# TASK PROMPT:
Go through each line of the records below and count those with the word "that". Give only the count.

──────── RAW DATA

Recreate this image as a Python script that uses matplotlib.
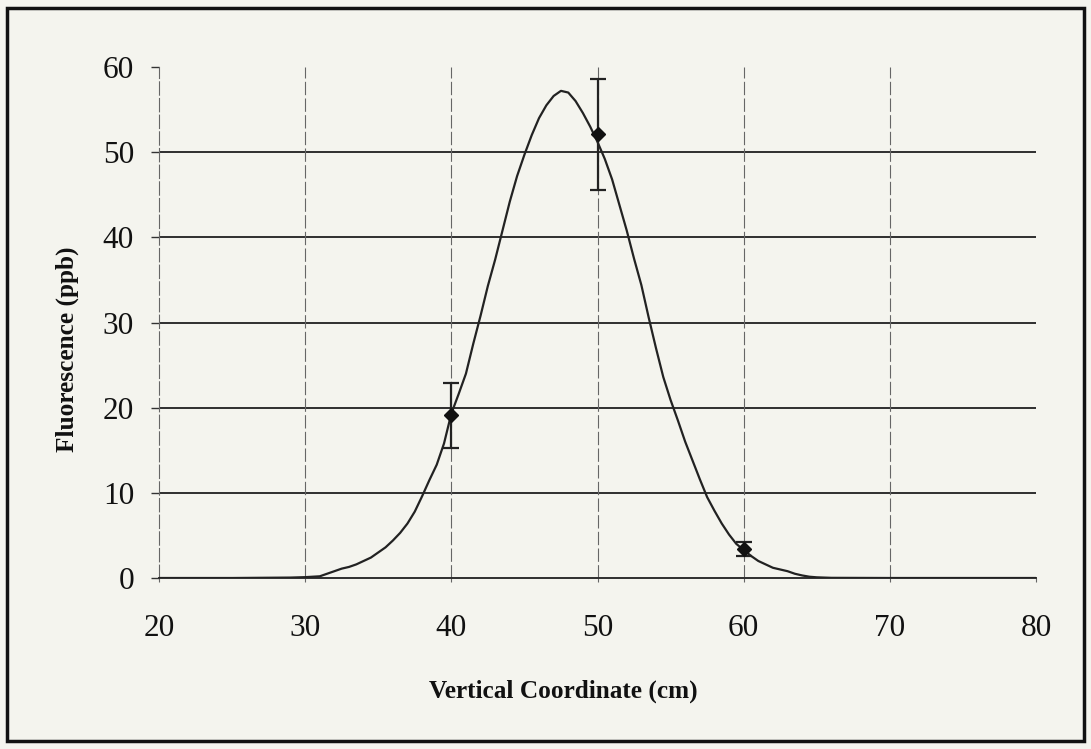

────────────────
──────── RAW DATA

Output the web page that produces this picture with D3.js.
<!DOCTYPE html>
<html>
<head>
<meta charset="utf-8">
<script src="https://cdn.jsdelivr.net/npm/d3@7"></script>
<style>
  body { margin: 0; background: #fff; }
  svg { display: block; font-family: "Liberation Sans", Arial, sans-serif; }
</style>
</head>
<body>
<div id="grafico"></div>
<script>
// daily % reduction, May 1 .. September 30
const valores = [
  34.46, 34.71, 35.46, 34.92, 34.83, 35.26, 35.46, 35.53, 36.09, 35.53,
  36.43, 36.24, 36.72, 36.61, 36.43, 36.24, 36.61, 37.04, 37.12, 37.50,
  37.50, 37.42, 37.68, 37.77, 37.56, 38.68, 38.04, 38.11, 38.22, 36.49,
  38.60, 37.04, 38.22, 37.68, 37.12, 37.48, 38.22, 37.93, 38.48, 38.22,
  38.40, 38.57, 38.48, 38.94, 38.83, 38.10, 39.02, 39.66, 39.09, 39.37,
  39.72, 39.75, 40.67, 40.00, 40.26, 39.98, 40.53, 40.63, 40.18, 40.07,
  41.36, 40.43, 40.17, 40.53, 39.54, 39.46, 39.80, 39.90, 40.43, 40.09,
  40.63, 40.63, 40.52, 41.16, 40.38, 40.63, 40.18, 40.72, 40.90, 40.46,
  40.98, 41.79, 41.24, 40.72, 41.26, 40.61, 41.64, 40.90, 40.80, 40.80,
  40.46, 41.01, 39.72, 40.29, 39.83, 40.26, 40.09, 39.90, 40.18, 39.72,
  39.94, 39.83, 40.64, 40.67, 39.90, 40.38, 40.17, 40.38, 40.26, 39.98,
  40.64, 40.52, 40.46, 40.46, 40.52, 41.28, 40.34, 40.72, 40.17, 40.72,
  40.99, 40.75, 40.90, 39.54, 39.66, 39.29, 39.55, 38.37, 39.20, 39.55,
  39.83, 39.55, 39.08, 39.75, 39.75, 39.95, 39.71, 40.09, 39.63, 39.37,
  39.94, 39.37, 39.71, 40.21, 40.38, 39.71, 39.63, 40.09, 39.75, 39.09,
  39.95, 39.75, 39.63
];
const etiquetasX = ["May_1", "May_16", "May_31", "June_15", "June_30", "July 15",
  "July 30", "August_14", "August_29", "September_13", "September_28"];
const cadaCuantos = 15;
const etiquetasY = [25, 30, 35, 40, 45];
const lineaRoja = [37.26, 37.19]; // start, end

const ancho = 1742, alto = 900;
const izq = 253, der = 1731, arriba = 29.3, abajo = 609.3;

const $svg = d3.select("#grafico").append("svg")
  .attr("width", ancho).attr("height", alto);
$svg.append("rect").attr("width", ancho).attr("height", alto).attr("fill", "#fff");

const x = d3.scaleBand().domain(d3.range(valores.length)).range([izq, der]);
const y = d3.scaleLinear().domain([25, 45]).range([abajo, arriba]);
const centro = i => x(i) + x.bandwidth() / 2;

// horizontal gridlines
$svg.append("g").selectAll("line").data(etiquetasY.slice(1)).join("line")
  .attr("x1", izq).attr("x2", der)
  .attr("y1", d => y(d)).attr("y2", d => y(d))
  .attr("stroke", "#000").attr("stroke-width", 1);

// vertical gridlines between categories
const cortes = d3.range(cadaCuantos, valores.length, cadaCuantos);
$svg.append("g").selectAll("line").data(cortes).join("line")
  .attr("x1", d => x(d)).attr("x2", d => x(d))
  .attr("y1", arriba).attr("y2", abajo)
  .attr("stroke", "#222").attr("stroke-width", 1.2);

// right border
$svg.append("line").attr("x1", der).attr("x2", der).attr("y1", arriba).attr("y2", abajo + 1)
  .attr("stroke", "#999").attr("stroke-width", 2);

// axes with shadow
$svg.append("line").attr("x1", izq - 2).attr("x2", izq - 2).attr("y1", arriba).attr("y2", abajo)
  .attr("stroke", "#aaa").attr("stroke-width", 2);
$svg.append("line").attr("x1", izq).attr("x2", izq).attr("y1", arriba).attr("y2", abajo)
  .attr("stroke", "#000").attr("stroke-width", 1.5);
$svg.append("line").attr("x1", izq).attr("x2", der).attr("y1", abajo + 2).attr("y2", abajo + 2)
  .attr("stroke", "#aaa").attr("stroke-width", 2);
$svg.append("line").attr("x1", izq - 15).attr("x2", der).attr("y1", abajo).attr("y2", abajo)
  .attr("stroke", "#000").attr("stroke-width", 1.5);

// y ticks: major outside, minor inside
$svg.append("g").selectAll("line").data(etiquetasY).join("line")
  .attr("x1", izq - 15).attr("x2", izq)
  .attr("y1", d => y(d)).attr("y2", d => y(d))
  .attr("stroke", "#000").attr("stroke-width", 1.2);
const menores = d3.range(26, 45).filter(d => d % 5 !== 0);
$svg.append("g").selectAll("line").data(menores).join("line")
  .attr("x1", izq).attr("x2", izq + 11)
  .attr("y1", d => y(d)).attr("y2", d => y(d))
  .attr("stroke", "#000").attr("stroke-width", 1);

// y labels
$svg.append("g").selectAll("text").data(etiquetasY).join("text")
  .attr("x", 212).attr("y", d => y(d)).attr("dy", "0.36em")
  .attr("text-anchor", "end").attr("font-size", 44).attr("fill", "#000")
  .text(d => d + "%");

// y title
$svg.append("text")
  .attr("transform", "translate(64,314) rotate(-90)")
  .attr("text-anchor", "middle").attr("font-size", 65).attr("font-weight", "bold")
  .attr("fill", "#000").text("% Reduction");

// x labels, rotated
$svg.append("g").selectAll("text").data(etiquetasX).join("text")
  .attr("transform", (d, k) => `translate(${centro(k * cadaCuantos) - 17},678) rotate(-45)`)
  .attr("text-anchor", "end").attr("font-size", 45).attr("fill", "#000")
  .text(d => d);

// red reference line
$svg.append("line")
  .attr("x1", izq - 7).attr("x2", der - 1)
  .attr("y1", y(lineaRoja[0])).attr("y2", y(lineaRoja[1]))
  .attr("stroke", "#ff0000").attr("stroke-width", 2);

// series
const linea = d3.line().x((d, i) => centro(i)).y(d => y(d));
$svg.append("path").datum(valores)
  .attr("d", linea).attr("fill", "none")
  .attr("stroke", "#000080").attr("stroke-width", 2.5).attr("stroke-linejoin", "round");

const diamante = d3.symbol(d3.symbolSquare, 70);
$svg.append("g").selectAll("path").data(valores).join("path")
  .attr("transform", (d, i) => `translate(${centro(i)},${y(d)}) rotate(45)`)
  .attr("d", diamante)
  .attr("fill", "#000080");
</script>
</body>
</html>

────────────────

# EXPECTED ANSWER:
2